Course Meeting Times
Seminars: 2 sessions / week, 3 hours / session
In this class, food serves as both the subject and the object of historical analysis. As a subject, food has been transformed over the last 100 years, largely as a result of ever more elaborate scientific and technological innovations. From a need to preserve surplus foods for leaner times grew an elaborate array of techniques – drying, freezing, canning, salting, etc – that changed not only what people ate, but how far they could/had to travel, the space in which they lived, their relations with neighbors and relatives, and most of all, their place in the economic order of things. The role of capitalism in supporting and extending food preservation and development was fundamental.

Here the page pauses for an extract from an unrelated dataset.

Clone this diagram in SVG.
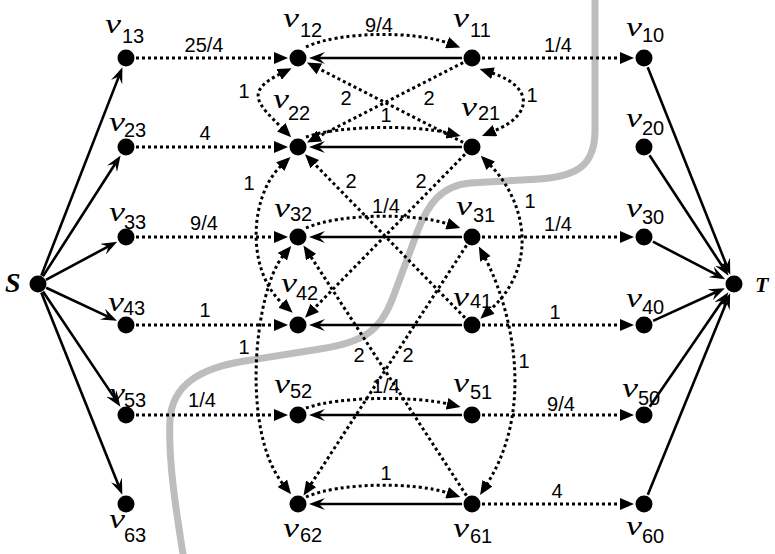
<svg xmlns="http://www.w3.org/2000/svg" width="775" height="554" viewBox="0 0 775 554">
<defs>
<style>
.dot{stroke:#000;stroke-width:3;stroke-dasharray:3 3;fill:none}
.sol{stroke:#000;stroke-width:2.6;fill:none}
.lbl{font-family:"Liberation Sans",Arial,sans-serif;font-size:20px;text-anchor:middle;fill:#000}
.v{font-family:"Liberation Serif","Times New Roman",serif;font-style:italic;font-size:28px}
.sub{font-family:"Liberation Sans",Arial,sans-serif;font-size:20px}
.big{font-family:"Liberation Serif","Times New Roman",serif;font-style:italic;font-weight:bold}
.cut{stroke:#bdbdbd;stroke-width:7;fill:none;stroke-linecap:round}
circle{fill:#000}
</style>
<marker id="tri" viewBox="0 0 14 12" refX="1" refY="6" markerWidth="14" markerHeight="12" markerUnits="userSpaceOnUse" orient="auto-start-reverse"><path d="M0,0 L14,6 L0,12 z"/></marker>
<marker id="barb" viewBox="0 0 16 12" refX="6" refY="6" markerWidth="16" markerHeight="12" markerUnits="userSpaceOnUse" orient="auto"><path d="M0,0 L16,6 L0,12 L6,6 z"/></marker>
</defs>
<rect width="775" height="554" fill="#fff"/>

<path class="cut" d="M595,0 L595,130 C595,165 578,176 540,179 L470,183 C440,186 428,205 418,230 L392,300 C380,330 365,342 320,349 L245,361 C200,368 172,385 170,420 C168,460 176,510 183,554"/>

<g id="connectors">
<line class="sol" x1="41.3" y1="275.6" x2="118.8" y2="76.6" marker-end="url(#barb)"/>
<line class="sol" x1="42.9" y1="276.4" x2="115.2" y2="163.8" marker-end="url(#barb)"/>
<line class="sol" x1="45.9" y1="279.8" x2="108.4" y2="246.4" marker-end="url(#barb)"/>
<line class="sol" x1="46.2" y1="287.8" x2="107.9" y2="316.6" marker-end="url(#barb)"/>
<line class="sol" x1="43.0" y1="291.5" x2="114.8" y2="398.4" marker-end="url(#barb)"/>
<line class="sol" x1="41.3" y1="292.4" x2="118.6" y2="485.4" marker-end="url(#barb)"/>
<line class="sol" x1="647.7" y1="67.3" x2="726.6" y2="265.4" marker-end="url(#barb)"/>
<line class="sol" x1="649.5" y1="155.3" x2="723.0" y2="267.3" marker-end="url(#barb)"/>
<line class="sol" x1="652.9" y1="241.6" x2="716.3" y2="274.7" marker-end="url(#barb)"/>
<line class="sol" x1="653.1" y1="320.9" x2="715.8" y2="292.3" marker-end="url(#barb)"/>
<line class="sol" x1="649.7" y1="406.8" x2="722.7" y2="300.5" marker-end="url(#barb)"/>
<line class="sol" x1="647.8" y1="494.7" x2="726.4" y2="302.5" marker-end="url(#barb)"/>
<line class="dot" x1="136" y1="58" x2="275" y2="58" marker-end="url(#tri)"/>
<line class="dot" x1="136" y1="147" x2="275" y2="147" marker-end="url(#tri)"/>
<line class="dot" x1="136" y1="237" x2="275" y2="237" marker-end="url(#tri)"/>
<line class="dot" x1="136" y1="325" x2="275" y2="325" marker-end="url(#tri)"/>
<line class="dot" x1="136" y1="415" x2="275" y2="415" marker-end="url(#tri)"/>
<line class="dot" x1="482" y1="58" x2="621" y2="58" marker-end="url(#tri)"/>
<line class="dot" x1="482" y1="237" x2="621" y2="237" marker-end="url(#tri)"/>
<line class="dot" x1="482" y1="325" x2="621" y2="325" marker-end="url(#tri)"/>
<line class="dot" x1="482" y1="415" x2="621" y2="415" marker-end="url(#tri)"/>
<line class="dot" x1="482" y1="504" x2="621" y2="504" marker-end="url(#tri)"/>
<line class="sol" x1="462" y1="58" x2="319" y2="58" marker-end="url(#barb)"/>
<line class="sol" x1="462" y1="147" x2="319" y2="147" marker-end="url(#barb)"/>
<line class="sol" x1="462" y1="237" x2="319" y2="237" marker-end="url(#barb)"/>
<line class="sol" x1="462" y1="325" x2="319" y2="325" marker-end="url(#barb)"/>
<line class="sol" x1="462" y1="415" x2="319" y2="415" marker-end="url(#barb)"/>
<line class="sol" x1="462" y1="504" x2="319" y2="504" marker-end="url(#barb)"/>
<path class="dot" d="M306,47 C340,31 415,31 448,43" marker-end="url(#tri)"/>
<path class="dot" d="M306,137 C340,125 415,125 448,133" marker-end="url(#tri)"/>
<path class="dot" d="M306,228 C340,213 415,213 448,224" marker-end="url(#tri)"/>
<path class="dot" d="M306,408 C340,396 415,396 448,404" marker-end="url(#tri)"/>
<path class="dot" d="M306,497 C340,482 415,482 448,493" marker-end="url(#tri)"/>
<line class="dot" x1="463.1" y1="142.4" x2="318.5" y2="68.5" marker-end="url(#tri)"/>
<line class="dot" x1="463.1" y1="62.6" x2="318.5" y2="136.5" marker-end="url(#tri)"/>
<line class="dot" x1="465.0" y1="317.8" x2="314.1" y2="163.5" marker-end="url(#tri)"/>
<line class="dot" x1="465.0" y1="154.2" x2="314.1" y2="308.5" marker-end="url(#tri)"/>
<line class="dot" x1="466.5" y1="495.6" x2="310.6" y2="256.3" marker-end="url(#tri)"/>
<line class="dot" x1="466.5" y1="245.4" x2="310.6" y2="484.7" marker-end="url(#tri)"/>
<path class="dot" d="M280,74 C244,92 258,104 282,128" marker-start="url(#tri)" marker-end="url(#tri)"/>
<path class="dot" d="M281,166 C250,195 245,270 283,304" marker-start="url(#tri)" marker-end="url(#tri)"/>
<path class="dot" d="M283,256 C255,290 240,430 283,484" marker-start="url(#tri)" marker-end="url(#tri)"/>
<path class="dot" d="M492,73 C532,86 535,114 494,131" marker-start="url(#tri)" marker-end="url(#tri)"/>
<path class="dot" d="M490,165 C525,200 540,265 490,310" marker-start="url(#tri)" marker-end="url(#tri)"/>
<path class="dot" d="M485,258 C505,295 540,400 487,484" marker-start="url(#tri)" marker-end="url(#tri)"/>
<text class="lbl" x="204" y="52">25/4</text>
<text class="lbl" x="205" y="140">4</text>
<text class="lbl" x="204" y="230">9/4</text>
<text class="lbl" x="205" y="317">1</text>
<text class="lbl" x="202" y="407">1/4</text>
<text class="lbl" x="558" y="52">1/4</text>
<text class="lbl" x="558" y="231">1/4</text>
<text class="lbl" x="555" y="319">1</text>
<text class="lbl" x="561" y="411">9/4</text>
<text class="lbl" x="557" y="498">4</text>
<text class="lbl" x="379" y="32">9/4</text>
<text class="lbl" x="386" y="122">1</text>
<text class="lbl" x="386" y="213">1/4</text>
<text class="lbl" x="386" y="393">1/4</text>
<text class="lbl" x="386" y="480">1</text>
<text class="lbl" x="346" y="105">2</text>
<text class="lbl" x="429" y="105">2</text>
<text class="lbl" x="351" y="188">2</text>
<text class="lbl" x="421" y="188">2</text>
<text class="lbl" x="359" y="362">2</text>
<text class="lbl" x="408" y="362">2</text>
<text class="lbl" x="244" y="98">1</text>
<text class="lbl" x="249" y="190">1</text>
<text class="lbl" x="244" y="354">1</text>
<text class="lbl" x="532" y="102">1</text>
<text class="lbl" x="530" y="208">1</text>
<text class="lbl" x="524" y="368">1</text>
</g>

<g id="S"><circle cx="38" cy="284" r="8.5"/><text class="big" x="5" y="292" font-size="28">S</text></g>
<g id="T"><circle cx="734" cy="284" r="8.5"/><text class="big" x="755" y="292" font-size="22">T</text></g>

<g id="v13"><circle cx="126" cy="58" r="8.5"/><text class="v" x="105" y="33" textLength="16" lengthAdjust="spacingAndGlyphs">v</text><text class="sub" x="122" y="43">13</text></g>
<g id="v23"><circle cx="126" cy="147" r="8.5"/><text class="v" x="109" y="131" textLength="16" lengthAdjust="spacingAndGlyphs">v</text><text class="sub" x="124" y="137">23</text></g>
<g id="v33"><circle cx="126" cy="237" r="8.5"/><text class="v" x="109" y="221" textLength="16" lengthAdjust="spacingAndGlyphs">v</text><text class="sub" x="124" y="229">33</text></g>
<g id="v43"><circle cx="126" cy="325" r="8.5"/><text class="v" x="108" y="311" textLength="16" lengthAdjust="spacingAndGlyphs">v</text><text class="sub" x="123" y="315">43</text></g>
<g id="v53"><circle cx="126" cy="415" r="8.5"/><text class="v" x="109" y="402" textLength="16" lengthAdjust="spacingAndGlyphs">v</text><text class="sub" x="124" y="407">53</text></g>
<g id="v63"><circle cx="126" cy="504" r="8.5"/><text class="v" x="109" y="528" textLength="16" lengthAdjust="spacingAndGlyphs">v</text><text class="sub" x="124" y="542">63</text></g>

<g id="v12"><circle cx="298" cy="58" r="8.5"/><text class="v" x="283" y="27" textLength="16" lengthAdjust="spacingAndGlyphs">v</text><text class="sub" x="300" y="37">12</text></g>
<g id="v22"><circle cx="298" cy="147" r="8.5"/><text class="v" x="273" y="108" textLength="16" lengthAdjust="spacingAndGlyphs">v</text><text class="sub" x="288" y="120">22</text></g>
<g id="v32"><circle cx="298" cy="237" r="8.5"/><text class="v" x="274" y="217" textLength="16" lengthAdjust="spacingAndGlyphs">v</text><text class="sub" x="290" y="221">32</text></g>
<g id="v42"><circle cx="298" cy="325" r="8.5"/><text class="v" x="281" y="292" textLength="16" lengthAdjust="spacingAndGlyphs">v</text><text class="sub" x="296" y="300">42</text></g>
<g id="v52"><circle cx="298" cy="415" r="8.5"/><text class="v" x="274" y="393" textLength="16" lengthAdjust="spacingAndGlyphs">v</text><text class="sub" x="290" y="398">52</text></g>
<g id="v62"><circle cx="298" cy="504" r="8.5"/><text class="v" x="283" y="537" textLength="16" lengthAdjust="spacingAndGlyphs">v</text><text class="sub" x="300" y="542">62</text></g>

<g id="v11"><circle cx="472" cy="58" r="8.5"/><text class="v" x="453" y="27" textLength="16" lengthAdjust="spacingAndGlyphs">v</text><text class="sub" x="470" y="37">11</text></g>
<g id="v21"><circle cx="472" cy="147" r="8.5"/><text class="v" x="461" y="116" textLength="16" lengthAdjust="spacingAndGlyphs">v</text><text class="sub" x="478" y="120">21</text></g>
<g id="v31"><circle cx="472" cy="237" r="8.5"/><text class="v" x="456" y="215" textLength="16" lengthAdjust="spacingAndGlyphs">v</text><text class="sub" x="473" y="222">31</text></g>
<g id="v41"><circle cx="472" cy="325" r="8.5"/><text class="v" x="453" y="306" textLength="16" lengthAdjust="spacingAndGlyphs">v</text><text class="sub" x="470" y="308">41</text></g>
<g id="v51"><circle cx="472" cy="415" r="8.5"/><text class="v" x="453" y="392" textLength="16" lengthAdjust="spacingAndGlyphs">v</text><text class="sub" x="470" y="399">51</text></g>
<g id="v61"><circle cx="472" cy="504" r="8.5"/><text class="v" x="453" y="537" textLength="16" lengthAdjust="spacingAndGlyphs">v</text><text class="sub" x="470" y="543">61</text></g>

<g id="v10"><circle cx="644" cy="58" r="8.5"/><text class="v" x="626" y="36" textLength="16" lengthAdjust="spacingAndGlyphs">v</text><text class="sub" x="642" y="42">10</text></g>
<g id="v20"><circle cx="644" cy="147" r="8.5"/><text class="v" x="626" y="127" textLength="16" lengthAdjust="spacingAndGlyphs">v</text><text class="sub" x="642" y="135">20</text></g>
<g id="v30"><circle cx="644" cy="237" r="8.5"/><text class="v" x="626" y="217" textLength="16" lengthAdjust="spacingAndGlyphs">v</text><text class="sub" x="642" y="224">30</text></g>
<g id="v40"><circle cx="644" cy="325" r="8.5"/><text class="v" x="626" y="307" textLength="16" lengthAdjust="spacingAndGlyphs">v</text><text class="sub" x="642" y="314">40</text></g>
<g id="v50"><circle cx="644" cy="415" r="8.5"/><text class="v" x="622" y="397" textLength="16" lengthAdjust="spacingAndGlyphs">v</text><text class="sub" x="638" y="405">50</text></g>
<g id="v60"><circle cx="644" cy="504" r="8.5"/><text class="v" x="626" y="535" textLength="16" lengthAdjust="spacingAndGlyphs">v</text><text class="sub" x="642" y="543">60</text></g>
</svg>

As an object, food offers us a way into cultural, political, economic, and techno-scientific history. Long ignored by historians of science and technology, food offers a rich source for exploring, e.g., the creation and maintenance of mass-production techniques, industrial farming initiatives, the politics of consumption, vertical integration of business firms, globalization, changing race and gender identities, labor movements, and so forth. How is food different in these contexts, from other sorts of industrial goods? What does the trip from farm to table tell us about American culture and history?
As a graduate class, the grading is based on the final paper and class participation. Graduate classes in the humanities are heavily based on student's writing on a subject they are interested in, and the process is highly individualized and intense.